L'Assemblée a voté la réforme de la taxe professionnelle

La réforme de la taxe professionnelle (TP) vient d'être votée par l'Assemblée nationale. Consultant en finances locales depuis 1985, auteur de plusieurs ouvrages sur les collectivités, le Montpelliérain Pascal Heymes décrypte la réforme.

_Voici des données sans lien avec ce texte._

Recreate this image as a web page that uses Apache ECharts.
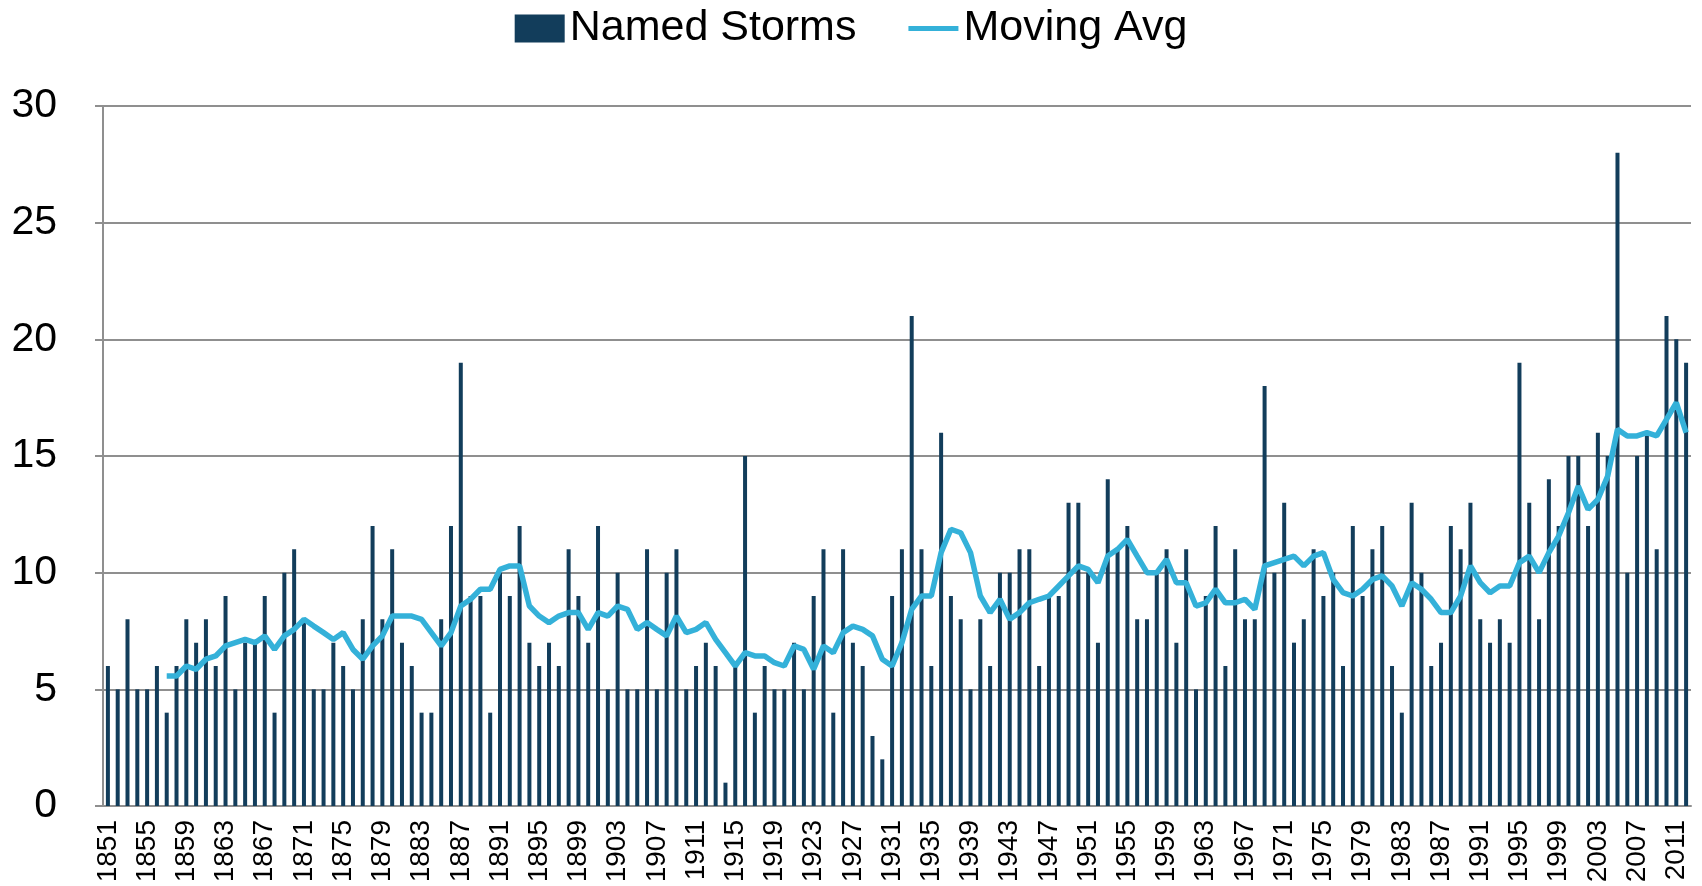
<!DOCTYPE html>
<html>
<head>
<meta charset="utf-8">
<style>
  html, body { margin: 0; padding: 0; background: #fff; }
  #chart { width: 1702px; height: 886px; }
</style>
<script src="https://cdn.jsdelivr.net/npm/echarts@6/dist/echarts.min.js"></script>
</head>
<body>
<div id="chart"></div>
<script>
// years on the category axis
const years = [
    '1851', '1852', '1853', '1854', '1855', '1856', '1857', '1858', '1859', '1860',
    '1861', '1862', '1863', '1864', '1865', '1866', '1867', '1868', '1869', '1870',
    '1871', '1872', '1873', '1874', '1875', '1876', '1877', '1878', '1879', '1880',
    '1881', '1882', '1883', '1884', '1885', '1886', '1887', '1888', '1889', '1890',
    '1891', '1892', '1893', '1894', '1895', '1896', '1897', '1898', '1899', '1900',
    '1901', '1902', '1903', '1904', '1905', '1906', '1907', '1908', '1909', '1910',
    '1911', '1912', '1913', '1914', '1915', '1916', '1917', '1918', '1919', '1920',
    '1921', '1922', '1923', '1924', '1925', '1926', '1927', '1928', '1929', '1930',
    '1931', '1932', '1933', '1934', '1935', '1936', '1937', '1938', '1939', '1940',
    '1941', '1942', '1943', '1944', '1945', '1946', '1947', '1948', '1949', '1950',
    '1951', '1952', '1953', '1954', '1955', '1956', '1957', '1958', '1959', '1960',
    '1961', '1962', '1963', '1964', '1965', '1966', '1967', '1968', '1969', '1970',
    '1971', '1972', '1973', '1974', '1975', '1976', '1977', '1978', '1979', '1980',
    '1981', '1982', '1983', '1984', '1985', '1986', '1987', '1988', '1989', '1990',
    '1991', '1992', '1993', '1994', '1995', '1996', '1997', '1998', '1999', '2000',
    '2001', '2002', '2003', '2004', '2005', '2006', '2007', '2008', '2009', '2010',
    '2011', '2012'
];

// named storms per year
const namedStorms = [
    6, 5, 8, 5, 5, 6, 4, 6, 8, 7,
    8, 6, 9, 5, 7, 7, 9, 4, 10, 11,
    8, 5, 5, 7, 6, 5, 8, 12, 8, 11,
    7, 6, 4, 4, 8, 12, 19, 9, 9, 4,
    10, 9, 12, 7, 6, 7, 6, 11, 9, 7,
    12, 5, 10, 5, 5, 11, 5, 10, 11, 5,
    6, 7, 6, 1, 6, 15, 4, 6, 5, 5,
    7, 5, 9, 11, 4, 11, 7, 6, 3, 2,
    9, 11, 21, 11, 6, 16, 9, 8, 5, 8,
    6, 10, 10, 11, 11, 6, 9, 9, 13, 13,
    10, 7, 14, 11, 12, 8, 8, 10, 11, 7,
    11, 5, 9, 12, 6, 11, 8, 8, 18, 10,
    13, 7, 8, 11, 9, 10, 6, 12, 9, 11,
    12, 6, 4, 13, 10, 6, 7, 12, 11, 13,
    8, 7, 8, 7, 19, 13, 8, 14, 12, 15,
    15, 12, 16, 15, 28, 10, 15, 16, 11, 21,
    20, 19
];

// moving average line (starts in 1857)
const movingAvg = [
    null, null, null, null, null, null, 5.57, 5.57, 6.00, 5.86,
    6.29, 6.43, 6.86, 7.00, 7.14, 7.00, 7.29, 6.71, 7.29, 7.57,
    8.00, 7.71, 7.43, 7.14, 7.43, 6.71, 6.29, 6.86, 7.29, 8.14,
    8.14, 8.14, 8.00, 7.43, 6.86, 7.43, 8.57, 8.86, 9.29, 9.29,
    10.14, 10.29, 10.29, 8.57, 8.14, 7.86, 8.14, 8.29, 8.29, 7.57,
    8.29, 8.14, 8.57, 8.43, 7.57, 7.86, 7.57, 7.29, 8.14, 7.43,
    7.57, 7.86, 7.14, 6.57, 6.00, 6.57, 6.43, 6.43, 6.14, 6.00,
    6.86, 6.71, 5.86, 6.86, 6.57, 7.43, 7.71, 7.57, 7.29, 6.29,
    6.00, 7.00, 8.43, 9.00, 9.00, 10.86, 11.86, 11.71, 10.86, 9.00,
    8.29, 8.86, 8.00, 8.29, 8.71, 8.86, 9.00, 9.43, 9.86, 10.29,
    10.14, 9.57, 10.71, 11.00, 11.43, 10.71, 10.00, 10.00, 10.57, 9.57,
    9.57, 8.57, 8.71, 9.29, 8.71, 8.71, 8.86, 8.43, 10.29, 10.43,
    10.57, 10.71, 10.29, 10.71, 10.86, 9.71, 9.14, 9.00, 9.29, 9.71,
    9.86, 9.43, 8.57, 9.57, 9.29, 8.86, 8.29, 8.29, 9.00, 10.29,
    9.57, 9.14, 9.43, 9.43, 10.43, 10.71, 10.00, 10.86, 11.57, 12.57,
    13.71, 12.71, 13.14, 14.14, 16.14, 15.86, 15.86, 16.00, 15.86, 16.57,
    17.29, 16.00
];

const font = '"Liberation Sans", Arial, sans-serif';
const gridColor = '#8f8f8f';

const chart = echarts.init(document.getElementById('chart'));

chart.setOption({
    animation: false,
    textStyle: { fontFamily: font },
    legend: {
        top: 2,
        left: 'center',
        itemWidth: 50,
        itemHeight: 28,
        itemGap: 52,
        textStyle: { fontSize: 43, color: '#000' },
        data: [
            { name: 'Named Storms', icon: 'rect' },
            { name: 'Moving Avg', icon: 'path://M0,0 L50,0 L50,5 L0,5 Z' }
        ]
    },
    grid: {
        left: 103,
        right: 11,
        top: 106,
        bottom: 80
    },
    xAxis: {
        type: 'category',
        data: years,
        boundaryGap: true,
        axisLine: { lineStyle: { color: gridColor, width: 2 } },
        axisTick: { interval: 0, length: 7, lineStyle: { color: gridColor, width: 1.5 } },
        axisLabel: {
            interval: 3,
            rotate: 90,
            margin: 14,
            fontSize: 28,
            color: '#000'
        }
    },
    yAxis: {
        type: 'value',
        min: 0,
        max: 30,
        interval: 5,
        axisLine: { show: true, lineStyle: { color: gridColor, width: 2 } },
        axisTick: { show: true, length: 8, lineStyle: { color: gridColor, width: 2 } },
        splitLine: { lineStyle: { color: gridColor, width: 2 } },
        axisLabel: {
            margin: 46,
            fontSize: 41,
            color: '#000'
        }
    },
    series: [
        {
            name: 'Named Storms',
            type: 'bar',
            data: namedStorms,
            barWidth: 4,
            itemStyle: { color: '#123d5b' }
        },
        {
            name: 'Moving Avg',
            type: 'line',
            data: movingAvg,
            showSymbol: false,
            symbol: 'none',
            connectNulls: false,
            lineStyle: { color: '#34b1d9', width: 5.5 },
            itemStyle: { color: '#34b1d9' }
        }
    ]
});
</script>
</body>
</html>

À partir du 1er janvier prochain, la taxe professionnelle va disparaître. Par quoi sera-t-elle remplacée ?
Dès 2010, par la cotisation économique territoriale (CET) qui, elle-même, comprend deux parties : la cotisation locale d’activité, qui reprend l’ancienne composante de la TP fonction de la valeur ou du prix de revient des bâtiments, et la cotisation complémentaire, qui prend en compte la valeur ajoutée. En gros, c’est 80 % de l’assiette fiscale de l’impôt sur les activités économiques qui disparaît. Pour les entreprises, qui paieront directement à l’État, c’est un allégement très sensible des impôts qu’elles payent, de l’ordre de 10 milliards d’euros.
Pour les collectivités, que réserve l’année 2010 ?
2010 sera une année de transition. L’État va faire comme si la TP n’avait pas été supprimée. Il va calculer des bases de TP, et verser une compensation par rapport à ce calcul. Il garantit aux collectivités, soit leur produit de TP 2009, soit un produit de TP calculé à partir de bases fictives, qu’il a calculées en 2010, multiplié par le taux de TP 2008. Il garantit le plus élevé des deux. Donc, en 2010, l’impact sera faible. C’est en 2011 qu’intervient le grand chambardement, qui touche les collectivités percevant la TP. En clair, les Agglos, les Départements et les Régions. Les communes ne sont que très peu concernées par la réforme.

Georges Frêche annonce pourtant un budget de l’Agglo « en berne » dès 2010, pour cause de suppression de la TP. A-t-il raison de sonner le tocsin ?
Il a à la fois raison et tort : il a raison dans la mesure où il aurait pu, sans la réforme, augmenter ses taux d’imposition en 2010. D’autre part, l’Agglo a une assiette fiscale très dynamique, qui augmente de 6 à 7 % par an depuis deux ans. Il peut donc bénéficier de l’effet d’assiette, mais cet effet sera calculé par rapport au taux de TP 2008.
Mais il a tort, dans la mesure où l’Agglo devrait toucher 26,6 M€ de recettes supplémentaires en 2011 par rapport aux recettes actuelles (112 M€ de TP en 2008). Et cela grâce au nouveau panier de recettes fiscales prévu par le projet de loi du gouvernement. Cela dit, au final, l’Agglo ne conservera pas ce montant, qui sera prélevé, l’État ayant prévu une compensation pour les Agglos perdantes, financée par les collectivités gagnantes.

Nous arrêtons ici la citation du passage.